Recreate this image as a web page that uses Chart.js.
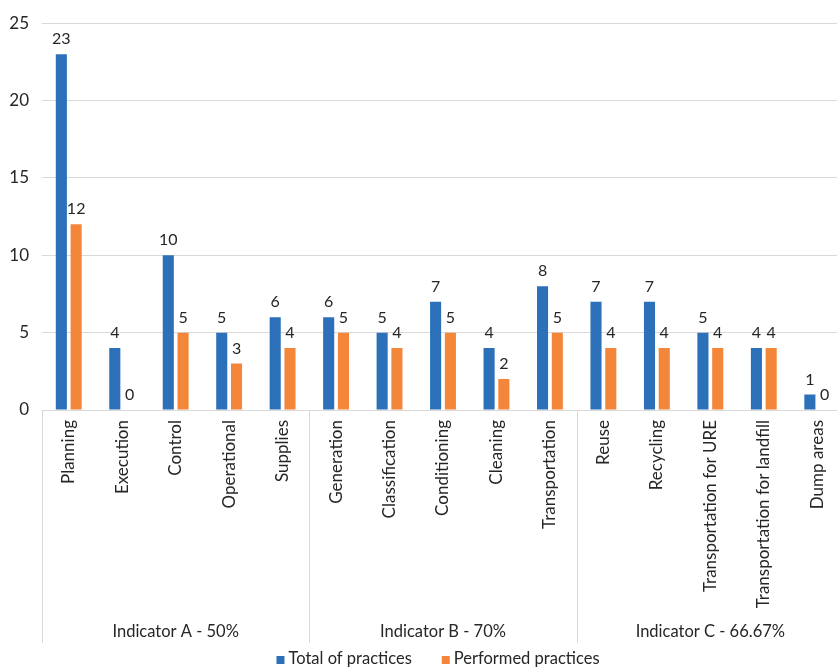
<!DOCTYPE html>
<html>
<head>
<meta charset="utf-8">
<script src="https://cdn.jsdelivr.net/npm/chart.js@4.4.1/dist/chart.umd.min.js"></script>
<style>
  html, body { margin: 0; padding: 0; background: #fff; }
  #wrap { width: 837px; height: 672px; overflow: hidden; }
</style>
</head>
<body>
<div id="wrap"><canvas id="practicesChart" width="876" height="672"></canvas></div>
<script>
const categories = ['Planning', 'Execution', 'Control', 'Operational', 'Supplies',
  'Generation', 'Classification', 'Conditioning', 'Cleaning', 'Transportation',
  'Reuse', 'Recycling', 'Transportation for URE', 'Transportation for landfill', 'Dump areas'];
const totalPractices = [23, 4, 10, 5, 6, 6, 5, 7, 4, 8, 7, 7, 5, 4, 1];
const performedPractices = [12, 0, 5, 3, 4, 5, 4, 5, 2, 5, 4, 4, 4, 4, 0];
const groupNames = ['Indicator A - 50%', 'Indicator B - 70%', 'Indicator C - 66.67%'];
const groupSizes = [5, 5, 5];
const yTicks = [0, 5, 10, 15, 20, 25];

const FONT = 'Lato';
const TEXT = '#262626';
const LINE = '#d9d9d9';

// numbers above each bar
const valueLabels = {
  id: 'valueLabels',
  afterDatasetsDraw(chart) {
    const ctx = chart.ctx;
    ctx.save();
    ctx.font = '16px ' + FONT;
    ctx.fillStyle = TEXT;
    ctx.textAlign = 'center';
    ctx.textBaseline = 'alphabetic';
    chart.data.datasets.forEach((ds, i) => {
      chart.getDatasetMeta(i).data.forEach((bar, j) => {
        ctx.fillText(String(ds.data[j]), bar.x, bar.y - 10);
      });
    });
    ctx.restore();
  }
};

// group separators + group names under the category labels, and the legend
const groupAxis = {
  id: 'groupAxis',
  afterDraw(chart) {
    const ctx = chart.ctx;
    const area = chart.chartArea;
    const step = (area.right - area.left) / categories.length;
    ctx.save();
    ctx.strokeStyle = LINE;
    ctx.lineWidth = 1;
    ctx.font = '16.5px ' + FONT;
    ctx.fillStyle = TEXT;
    ctx.textAlign = 'center';
    ctx.textBaseline = 'alphabetic';
    let start = 0;
    groupSizes.forEach((n, g) => {
      const x0 = area.left + start * step;
      const x1 = area.left + (start + n) * step;
      [x0, x1].forEach(x => {
        ctx.beginPath();
        ctx.moveTo(Math.round(x) + 0.5, area.bottom);
        ctx.lineTo(Math.round(x) + 0.5, 643);
        ctx.stroke();
      });
      ctx.fillText(groupNames[g], (x0 + x1) / 2, 637);
      start += n;
    });

    // legend
    const box = 8, gap = 4, between = 30, base = 664;
    ctx.textAlign = 'left';
    const ds = chart.data.datasets;
    const widths = ds.map(d => ctx.measureText(d.label).width);
    let total = 0;
    widths.forEach((w, i) => { total += box + gap + w + (i ? between : 0); });
    let x = chart.width / 2 - total / 2;
    ds.forEach((d, i) => {
      ctx.fillStyle = d.backgroundColor;
      ctx.fillRect(x, base - box, box, box);
      ctx.fillStyle = TEXT;
      ctx.fillText(d.label, x + box + gap, base);
      x += box + gap + widths[i] + between;
    });
    ctx.restore();
  }
};

const ctx = document.getElementById('practicesChart').getContext('2d');
const chart = new Chart(ctx, {
  type: 'bar',
  data: {
    labels: categories,
    datasets: [{
      label: 'Total of practices',
      data: totalPractices,
      backgroundColor: '#2b70b8',
      barPercentage: 0.75,
      categoryPercentage: 0.553
    }, {
      label: 'Performed practices',
      data: performedPractices,
      backgroundColor: '#f4863a',
      barPercentage: 0.75,
      categoryPercentage: 0.553
    }]
  },
  options: {
    responsive: false,
    animation: false,
    layout: { padding: { top: 20, right: 32, left: 0, bottom: 0 } },
    plugins: {
      legend: { display: false },
      tooltip: { enabled: false }
    },
    scales: {
      x: {
        offset: true,
        grid: { display: true, drawOnChartArea: false, drawTicks: false },
        border: { display: true, color: LINE },
        ticks: {
          autoSkip: false,
          minRotation: 90,
          maxRotation: 90,
          padding: 10,
          color: TEXT,
          font: { family: FONT, size: 17 }
        },
        afterFit(scale) { scale.height = 262; }
      },
      y: {
        min: 0,
        max: 25,
        afterBuildTicks(scale) { scale.ticks = yTicks.map(v => ({ value: v })); },
        grid: { color: LINE, drawTicks: false },
        border: { display: false },
        ticks: {
          padding: 13,
          color: TEXT,
          font: { family: FONT, size: 17 }
        },
        afterFit(scale) { scale.width = 42; }
      }
    }
  },
  plugins: [valueLabels, groupAxis]
});
</script>
</body>
</html>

▸ **WORK TO BE COMPLETED**:
Leave the images out and output the remaining material exactly as it stands.

▸ **FULL SOLUTION**:
Recreate this image as a web page that uses Chart.js.
<!DOCTYPE html>
<html>
<head>
<meta charset="utf-8">
<script src="https://cdn.jsdelivr.net/npm/chart.js@4.4.1/dist/chart.umd.min.js"></script>
<style>
  html, body { margin: 0; padding: 0; background: #fff; }
  #wrap { width: 837px; height: 672px; overflow: hidden; }
</style>
</head>
<body>
<div id="wrap"><canvas id="practicesChart" width="876" height="672"></canvas></div>
<script>
const categories = ['Planning', 'Execution', 'Control', 'Operational', 'Supplies',
  'Generation', 'Classification', 'Conditioning', 'Cleaning', 'Transportation',
  'Reuse', 'Recycling', 'Transportation for URE', 'Transportation for landfill', 'Dump areas'];
const totalPractices = [23, 4, 10, 5, 6, 6, 5, 7, 4, 8, 7, 7, 5, 4, 1];
const performedPractices = [12, 0, 5, 3, 4, 5, 4, 5, 2, 5, 4, 4, 4, 4, 0];
const groupNames = ['Indicator A - 50%', 'Indicator B - 70%', 'Indicator C - 66.67%'];
const groupSizes = [5, 5, 5];
const yTicks = [0, 5, 10, 15, 20, 25];

const FONT = 'Lato';
const TEXT = '#262626';
const LINE = '#d9d9d9';

// numbers above each bar
const valueLabels = {
  id: 'valueLabels',
  afterDatasetsDraw(chart) {
    const ctx = chart.ctx;
    ctx.save();
    ctx.font = '16px ' + FONT;
    ctx.fillStyle = TEXT;
    ctx.textAlign = 'center';
    ctx.textBaseline = 'alphabetic';
    chart.data.datasets.forEach((ds, i) => {
      chart.getDatasetMeta(i).data.forEach((bar, j) => {
        ctx.fillText(String(ds.data[j]), bar.x, bar.y - 10);
      });
    });
    ctx.restore();
  }
};

// group separators + group names under the category labels, and the legend
const groupAxis = {
  id: 'groupAxis',
  afterDraw(chart) {
    const ctx = chart.ctx;
    const area = chart.chartArea;
    const step = (area.right - area.left) / categories.length;
    ctx.save();
    ctx.strokeStyle = LINE;
    ctx.lineWidth = 1;
    ctx.font = '16.5px ' + FONT;
    ctx.fillStyle = TEXT;
    ctx.textAlign = 'center';
    ctx.textBaseline = 'alphabetic';
    let start = 0;
    groupSizes.forEach((n, g) => {
      const x0 = area.left + start * step;
      const x1 = area.left + (start + n) * step;
      [x0, x1].forEach(x => {
        ctx.beginPath();
        ctx.moveTo(Math.round(x) + 0.5, area.bottom);
        ctx.lineTo(Math.round(x) + 0.5, 643);
        ctx.stroke();
      });
      ctx.fillText(groupNames[g], (x0 + x1) / 2, 637);
      start += n;
    });

    // legend
    const box = 8, gap = 4, between = 30, base = 664;
    ctx.textAlign = 'left';
    const ds = chart.data.datasets;
    const widths = ds.map(d => ctx.measureText(d.label).width);
    let total = 0;
    widths.forEach((w, i) => { total += box + gap + w + (i ? between : 0); });
    let x = chart.width / 2 - total / 2;
    ds.forEach((d, i) => {
      ctx.fillStyle = d.backgroundColor;
      ctx.fillRect(x, base - box, box, box);
      ctx.fillStyle = TEXT;
      ctx.fillText(d.label, x + box + gap, base);
      x += box + gap + widths[i] + between;
    });
    ctx.restore();
  }
};

const ctx = document.getElementById('practicesChart').getContext('2d');
const chart = new Chart(ctx, {
  type: 'bar',
  data: {
    labels: categories,
    datasets: [{
      label: 'Total of practices',
      data: totalPractices,
      backgroundColor: '#2b70b8',
      barPercentage: 0.75,
      categoryPercentage: 0.553
    }, {
      label: 'Performed practices',
      data: performedPractices,
      backgroundColor: '#f4863a',
      barPercentage: 0.75,
      categoryPercentage: 0.553
    }]
  },
  options: {
    responsive: false,
    animation: false,
    layout: { padding: { top: 20, right: 32, left: 0, bottom: 0 } },
    plugins: {
      legend: { display: false },
      tooltip: { enabled: false }
    },
    scales: {
      x: {
        offset: true,
        grid: { display: true, drawOnChartArea: false, drawTicks: false },
        border: { display: true, color: LINE },
        ticks: {
          autoSkip: false,
          minRotation: 90,
          maxRotation: 90,
          padding: 10,
          color: TEXT,
          font: { family: FONT, size: 17 }
        },
        afterFit(scale) { scale.height = 262; }
      },
      y: {
        min: 0,
        max: 25,
        afterBuildTicks(scale) { scale.ticks = yTicks.map(v => ({ value: v })); },
        grid: { color: LINE, drawTicks: false },
        border: { display: false },
        ticks: {
          padding: 13,
          color: TEXT,
          font: { family: FONT, size: 17 }
        },
        afterFit(scale) { scale.width = 42; }
      }
    }
  },
  plugins: [valueLabels, groupAxis]
});
</script>
</body>
</html>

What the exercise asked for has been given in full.